--- start Given material ---

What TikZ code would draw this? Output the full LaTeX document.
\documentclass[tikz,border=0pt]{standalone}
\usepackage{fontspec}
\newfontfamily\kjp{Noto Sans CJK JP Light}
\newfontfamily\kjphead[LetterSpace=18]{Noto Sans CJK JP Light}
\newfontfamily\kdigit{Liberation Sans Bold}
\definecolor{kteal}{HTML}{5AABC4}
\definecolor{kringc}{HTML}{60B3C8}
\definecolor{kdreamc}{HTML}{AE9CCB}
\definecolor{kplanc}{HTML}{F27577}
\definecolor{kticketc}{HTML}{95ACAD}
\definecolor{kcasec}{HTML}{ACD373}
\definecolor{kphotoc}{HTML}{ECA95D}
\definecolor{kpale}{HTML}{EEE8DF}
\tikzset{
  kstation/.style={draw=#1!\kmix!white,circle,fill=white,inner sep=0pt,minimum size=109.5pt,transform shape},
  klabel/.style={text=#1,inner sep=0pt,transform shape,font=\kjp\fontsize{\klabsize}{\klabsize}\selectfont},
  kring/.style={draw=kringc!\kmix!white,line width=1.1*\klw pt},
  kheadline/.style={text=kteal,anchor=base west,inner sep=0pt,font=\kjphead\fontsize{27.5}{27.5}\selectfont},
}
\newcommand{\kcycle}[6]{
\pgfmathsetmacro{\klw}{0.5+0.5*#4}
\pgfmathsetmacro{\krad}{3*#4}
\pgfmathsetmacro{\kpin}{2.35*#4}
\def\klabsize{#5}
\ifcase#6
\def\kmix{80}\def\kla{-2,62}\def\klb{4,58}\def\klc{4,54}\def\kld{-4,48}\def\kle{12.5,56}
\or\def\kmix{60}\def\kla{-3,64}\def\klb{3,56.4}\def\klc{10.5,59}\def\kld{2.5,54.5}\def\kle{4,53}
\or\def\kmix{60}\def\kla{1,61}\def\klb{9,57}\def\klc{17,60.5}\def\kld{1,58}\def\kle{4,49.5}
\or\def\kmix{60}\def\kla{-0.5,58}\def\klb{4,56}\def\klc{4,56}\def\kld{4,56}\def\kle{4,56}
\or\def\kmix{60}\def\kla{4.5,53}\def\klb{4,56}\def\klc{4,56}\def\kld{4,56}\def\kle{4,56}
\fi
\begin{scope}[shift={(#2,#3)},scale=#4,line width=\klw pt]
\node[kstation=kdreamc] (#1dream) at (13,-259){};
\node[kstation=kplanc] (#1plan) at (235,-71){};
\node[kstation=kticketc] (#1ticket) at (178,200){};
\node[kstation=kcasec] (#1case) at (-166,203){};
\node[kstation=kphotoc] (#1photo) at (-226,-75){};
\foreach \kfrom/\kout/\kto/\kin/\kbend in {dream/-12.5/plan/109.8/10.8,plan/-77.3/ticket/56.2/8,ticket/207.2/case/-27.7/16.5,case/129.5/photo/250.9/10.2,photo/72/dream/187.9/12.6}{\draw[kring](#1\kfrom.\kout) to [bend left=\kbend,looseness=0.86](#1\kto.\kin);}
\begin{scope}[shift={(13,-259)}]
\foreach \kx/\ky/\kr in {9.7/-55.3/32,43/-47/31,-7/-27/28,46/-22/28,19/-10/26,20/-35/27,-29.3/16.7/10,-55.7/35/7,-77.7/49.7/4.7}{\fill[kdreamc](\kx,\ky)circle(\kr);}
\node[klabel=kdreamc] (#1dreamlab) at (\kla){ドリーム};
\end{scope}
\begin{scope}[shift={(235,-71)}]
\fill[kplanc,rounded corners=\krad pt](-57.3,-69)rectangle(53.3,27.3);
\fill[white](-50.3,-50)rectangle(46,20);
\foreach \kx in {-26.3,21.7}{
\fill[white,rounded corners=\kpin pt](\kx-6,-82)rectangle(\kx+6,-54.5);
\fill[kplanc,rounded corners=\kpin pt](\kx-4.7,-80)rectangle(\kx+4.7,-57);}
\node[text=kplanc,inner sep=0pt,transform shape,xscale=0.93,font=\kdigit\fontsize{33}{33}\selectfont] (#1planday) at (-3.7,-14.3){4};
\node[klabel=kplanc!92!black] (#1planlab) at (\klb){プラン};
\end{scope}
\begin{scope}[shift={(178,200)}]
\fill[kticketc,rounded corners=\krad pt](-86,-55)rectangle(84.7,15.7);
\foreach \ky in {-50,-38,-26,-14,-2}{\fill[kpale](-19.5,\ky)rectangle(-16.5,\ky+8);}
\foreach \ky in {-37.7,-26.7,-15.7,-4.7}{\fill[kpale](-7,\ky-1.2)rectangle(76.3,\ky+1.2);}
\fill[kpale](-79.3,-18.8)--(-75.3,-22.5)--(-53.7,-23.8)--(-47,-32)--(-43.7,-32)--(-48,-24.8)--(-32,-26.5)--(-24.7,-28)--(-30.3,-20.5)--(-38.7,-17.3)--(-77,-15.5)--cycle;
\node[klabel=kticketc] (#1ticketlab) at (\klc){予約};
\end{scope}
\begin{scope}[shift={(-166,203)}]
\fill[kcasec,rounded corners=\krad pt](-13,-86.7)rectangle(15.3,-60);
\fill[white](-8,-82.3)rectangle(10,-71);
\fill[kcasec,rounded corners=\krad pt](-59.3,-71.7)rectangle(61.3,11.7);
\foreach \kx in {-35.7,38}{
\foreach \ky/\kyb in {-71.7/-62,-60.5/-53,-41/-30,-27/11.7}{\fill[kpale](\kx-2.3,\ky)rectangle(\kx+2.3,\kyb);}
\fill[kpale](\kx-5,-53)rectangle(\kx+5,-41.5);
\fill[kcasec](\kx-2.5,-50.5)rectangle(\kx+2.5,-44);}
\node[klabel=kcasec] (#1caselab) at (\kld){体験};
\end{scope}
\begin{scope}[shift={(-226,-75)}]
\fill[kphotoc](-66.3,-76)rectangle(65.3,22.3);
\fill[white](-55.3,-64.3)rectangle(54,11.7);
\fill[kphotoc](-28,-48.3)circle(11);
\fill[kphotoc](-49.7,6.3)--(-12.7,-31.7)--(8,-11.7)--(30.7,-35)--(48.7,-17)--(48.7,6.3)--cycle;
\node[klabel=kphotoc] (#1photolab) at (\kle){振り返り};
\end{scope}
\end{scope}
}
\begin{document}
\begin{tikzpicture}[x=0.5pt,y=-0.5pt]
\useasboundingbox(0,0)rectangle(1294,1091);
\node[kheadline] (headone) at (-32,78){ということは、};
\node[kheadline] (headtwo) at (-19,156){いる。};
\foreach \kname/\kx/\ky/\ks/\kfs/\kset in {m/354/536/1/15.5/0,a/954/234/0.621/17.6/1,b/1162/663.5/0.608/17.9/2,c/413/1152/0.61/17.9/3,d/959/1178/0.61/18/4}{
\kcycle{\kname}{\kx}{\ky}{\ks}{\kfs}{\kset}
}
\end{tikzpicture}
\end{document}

--- end Given material ---

* **Stated task**
Look for the word "draw" in every line of the listing and copy the lines that have it.

* **The solution**
What TikZ code would draw this? Output the full LaTeX document.
  kstation/.style={draw=#1!\kmix!white,circle,fill=white,inner sep=0pt,minimum size=109.5pt,transform shape},
  kring/.style={draw=kringc!\kmix!white,line width=1.1*\klw pt},
\foreach \kfrom/\kout/\kto/\kin/\kbend in {dream/-12.5/plan/109.8/10.8,plan/-77.3/ticket/56.2/8,ticket/207.2/case/-27.7/16.5,case/129.5/photo/250.9/10.2,photo/72/dream/187.9/12.6}{\draw[kring](#1\kfrom.\kout) to [bend left=\kbend,looseness=0.86](#1\kto.\kin);}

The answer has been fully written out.